Tuesday, November 07, 2006

Transcult Brit...


This should possibly go in my what's on section, but as its also an 'interest' and a cite, its here.

Transcultural Britain is the 17th annual conference of the Association for the Study of British Cultures. Its held in Magdeburg at:

Otto-von-Guericke-Universität
Universitätsbibliothek (Gebäude 30)
lat:52°08'20"N long:11°38'50"E
[I do like that they broadcaast their location in the way that boats signal distress!]


The rubric for the conference begins: "More often than not, discussions of multicultural Britain have focused on ethnic minorities and migrant or diasporic communities in their difference from and – tense or productive – relation to the dominant 'white' British culture. However, what exactly does that presumed core culture consist of? Does 'British culture' really exist as that self-enclosed, autonomous formation which its advocates try to propagate? Has it ever existed in history? Our conference starts from the assumption that Britishness has emerged through histories of cultural transactions with multiple others: colonial, Celtic, continental, trans-Atlantic, diasporic ... These others were, and are, constitutive in the process of consolidating the myth of a purist national culture that paradoxically has, at least from the Renaissance onwards, continuously been characterised by the incorporation of 'foreign' cultural inputs. Britishness, in short, is itself fundamentally hybrid. However, one of the most striking responses to this condition seems to consist in the intensification of efforts at re-essentialising cultural identities in terms of 'race', ethnicity, religion, region, nationality".

My talk for it is:

Topic: "Diasporic Music in a Time of War: from the trade in hybridity to the tirade of Terror"

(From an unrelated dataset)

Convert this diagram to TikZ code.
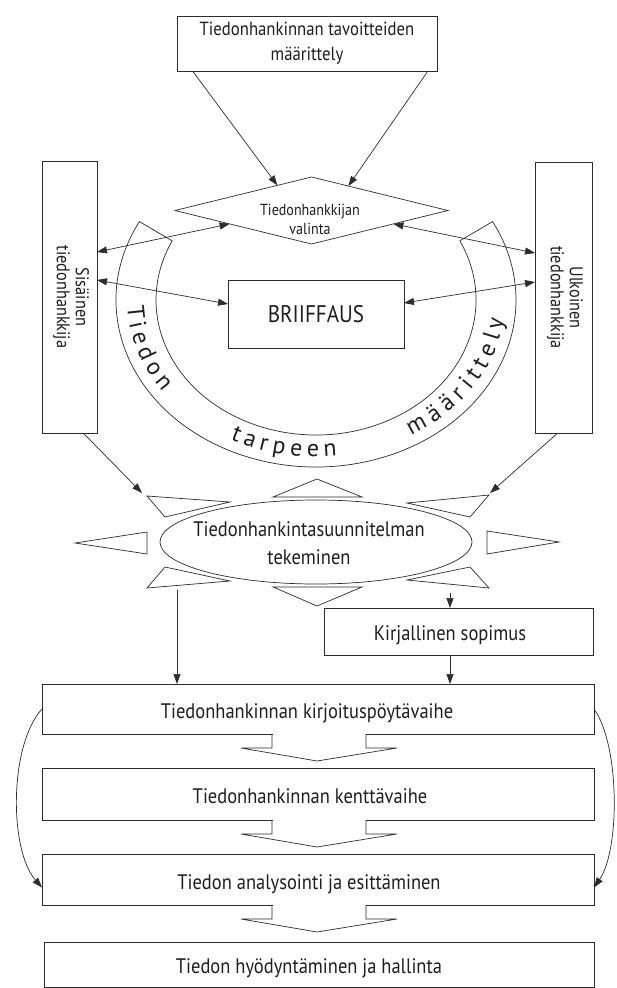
\documentclass[tikz,border=0pt]{standalone}
\usepackage{fontspec}
\setmainfont{PT Sans}[FakeStretch=0.88]
\newfontfamily\arcfam{PT Sans}
\usetikzlibrary{shapes.geometric, arrows.meta, calc}
\definecolor{lc}{RGB}{45,45,45}
\definecolor{tc}{RGB}{30,30,30}
\newcommand{\arcfnt}{\arcfam\fontsize{24}{24}\selectfont}
\begin{document}
\begin{tikzpicture}[x=1pt,y=1pt,
  color=lc, text=tc, line width=0.7pt,
  box/.style={draw=lc, rectangle, inner sep=0pt, outer sep=0pt},
  arr/.style={-{Triangle[length=10pt,width=7pt]}},
  darr/.style={{Triangle[length=10pt,width=7pt]}-{Triangle[length=10pt,width=7pt]}},
  fbig/.style={font=\fontsize{21}{28}\selectfont},
  btxt/.style={anchor=base, inner sep=0pt, font=\fontsize{21}{28}\selectfont},
  fmid/.style={font=\fontsize{19}{25}\selectfont},
  fside/.style={font=\fontsize{18.5}{19}\selectfont},
  fsmall/.style={font=\fontsize{16}{19}\selectfont},
  fbr/.style={font=\fontsize{24}{24}\selectfont},
  arcl/.style={anchor=base, inner sep=0pt, font=\arcfnt}
]
\useasboundingbox (0,0) rectangle (617,-988);
\fill[white] (0,0) rectangle (617,-988);

% top box
\node[box, minimum width=260pt, minimum height=55pt, align=center, fmid] (top) at (307,-43.5) {Tiedonhankinnan tavoitteiden\\määrittely};

% diamond
\node[draw=lc, diamond, shape aspect=4.07, minimum width=273pt, minimum height=67pt, inner sep=0pt, outer sep=0pt] (dia) at (311.5,-210.5) {};
\node[fsmall, align=center] (diat) at (310,-219) {Tiedonhankkijan\\valinta};

% side boxes
\node[box, minimum width=55pt, minimum height=272pt] (sis) at (69.5,-297) {};
\node[fside, rotate=-90, align=center] (sist) at (71,-297) {Sisäinen\\tiedonhankkija};
\node[box, minimum width=57pt, minimum height=271pt] (ulk) at (563.5,-297.5) {};
\node[fside, rotate=-90, align=center] (ulkt) at (565,-297.5) {Ulkoinen\\tiedonhankkija};

% band
\coordinate (ac) at (316,-300);
\draw ([shift={(152:200pt and 167pt)}]ac) arc[start angle=152, end angle=388, x radius=200pt, y radius=167pt]
  -- ([shift={(26:160pt and 135pt)}]ac) arc[start angle=26, end angle=-206, x radius=160pt, y radius=135pt] -- cycle;
\foreach \ch/\t [count=\k] in {T/184.9, i/189.9, e/194.9, d/201.1, o/207.4, n/213.5,
    t/244.3, a/248.9, r/253.5, p/258.4, e/263.8, e/269.1, n/274.4,
    m/303.3, ä/310.3, ä/316.0, r/321.3, i/325.7, t/330.0, t/334.9, e/340.5, l/345.8, y/350.9} {
  \node[arcl, rotate={atan2(157*cos(\t),-189*sin(\t))}] (arc\k) at ([shift={(\t:189pt and 157pt)}]ac) {\ch};
}

% briiffaus
\node[box, minimum width=176pt, minimum height=68pt, fbr] (br) at (316,-314) {BRIIFFAUS};

% arrows top
\draw[arr] ($(top.south west)!0.06!(top.south east)$) -- ($(dia.west)!0.75!(dia.north)$);
\draw[arr] ($(top.south west)!0.965!(top.south east)$) -- ($(dia.east)!0.73!(dia.north)$);
\draw[darr] ($(sis.north east)+(0,-91)$) -- ($(dia.west)!0.4!(dia.south)$);
\draw[darr] ($(sis.north east)+(0,-119)$) -- ($(br.west)+(0,10)$);
\draw[darr] ($(ulk.north west)+(0,-91)$) -- ($(dia.east)!0.4!(dia.south)$);
\draw[darr] ($(ulk.north west)+(0,-120)$) -- ($(br.east)+(0,11)$);

% sun
\node[draw=lc, ellipse, minimum width=312pt, minimum height=84pt, inner sep=0pt, outer sep=0pt] (ell) at (316,-542) {};
\node[fbig, align=center] (ellt) at (309,-543) {Tiedonhankintasuunnitelman\\tekeminen};
\draw (273,-497) -- (317,-479) -- (362,-497) -- cycle;
\draw (273,-587) -- (317,-606) -- (362,-587) -- cycle;
\draw (147,-532) -- (75,-543) -- (147,-554) -- cycle;
\draw (487,-531) -- (559,-542) -- (487,-554) -- cycle;
\draw (147,-496) -- (230,-502) -- (165,-517) -- cycle;
\draw (489,-495) -- (407,-503) -- (470,-517) -- cycle;
\draw (147,-588) -- (165,-567) -- (230,-581) -- cycle;
\draw (489,-588) -- (470,-567) -- (407,-580) -- cycle;
\coordinate (ularr) at (142,-493);
\coordinate (urarr) at (490,-493);
\draw[arr] ($(sis.south west)!0.75!(sis.south east)$) -- (ularr);
\draw[arr] ($(ulk.south west)!0.4!(ulk.south east)$) -- (urarr);

% lower boxes
\node[box, minimum width=269pt, minimum height=47pt] (kir) at (458.5,-631.5) {};
\node[btxt] (kirt) at (450,-640) {Kirjallinen sopimus};
\node[box, minimum width=552pt, minimum height=50pt] (b1) at (318,-709) {};
\node[btxt] (b1t) at (307,-718) {Tiedonhankinnan kirjoituspöytävaihe};
\node[box, minimum width=552pt, minimum height=52pt] (b2) at (318,-794) {};
\node[btxt] (b2t) at (310,-803) {Tiedonhankinnan kenttävaihe};
\node[box, minimum width=552pt, minimum height=51pt] (b3) at (318,-879.5) {};
\node[btxt] (b3t) at (309,-889) {Tiedon analysointi ja esittäminen};
\node[box, minimum width=550pt, minimum height=45pt] (b4) at (319,-964.5) {};
\node[btxt] (b4t) at (309,-973) {Tiedon hyödyntäminen ja hallinta};

\coordinate (vl) at (177,-590);
\draw[arr] (vl) -- (vl |- b1.north);
\coordinate (vr) at (450,-593);
\draw[arr] (vr) -- (vr |- kir.north);
\draw[arr] (vr |- kir.south) -- (vr |- b1.north);

% block arrows between boxes
\foreach \yb in {-734,-820,-905} {
  \fill[white] (272.5,\yb+0.8) rectangle (365.5,\yb-0.8);
  \draw[line join=miter] (272,\yb) -- (272,\yb-14) -- (241,\yb-14) -- (317,\yb-27) -- (397,\yb-14) -- (366,\yb-14) -- (366,\yb);
}

% curved arrows
\draw[arr] (b1.west) .. controls (9,-745) and (9,-850) .. ($(b3.west)+(0,-8)$);
\draw[arr] (b1.east) .. controls (620,-745) and (620,-850) .. ($(b3.east)+(0,-8)$);
\end{tikzpicture}
\end{document}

Abstract: A discussion of new work by diasporic world music stalwarts Fun-da-mental and the drum and bass outfit Asian Dub Foundation, relating to insurgency struggles, anti-colonialism and political freedom in the UK. The presentation will argue for an engaged critique of "culture" and assess a certain distance or gap between political expression and the tamed versions of multiculturalism accepted by/acceptable in the British marketplace. Examples from the music industry reception of 'difficult' music and creative engagement are evaluated in the context of the global terror wars.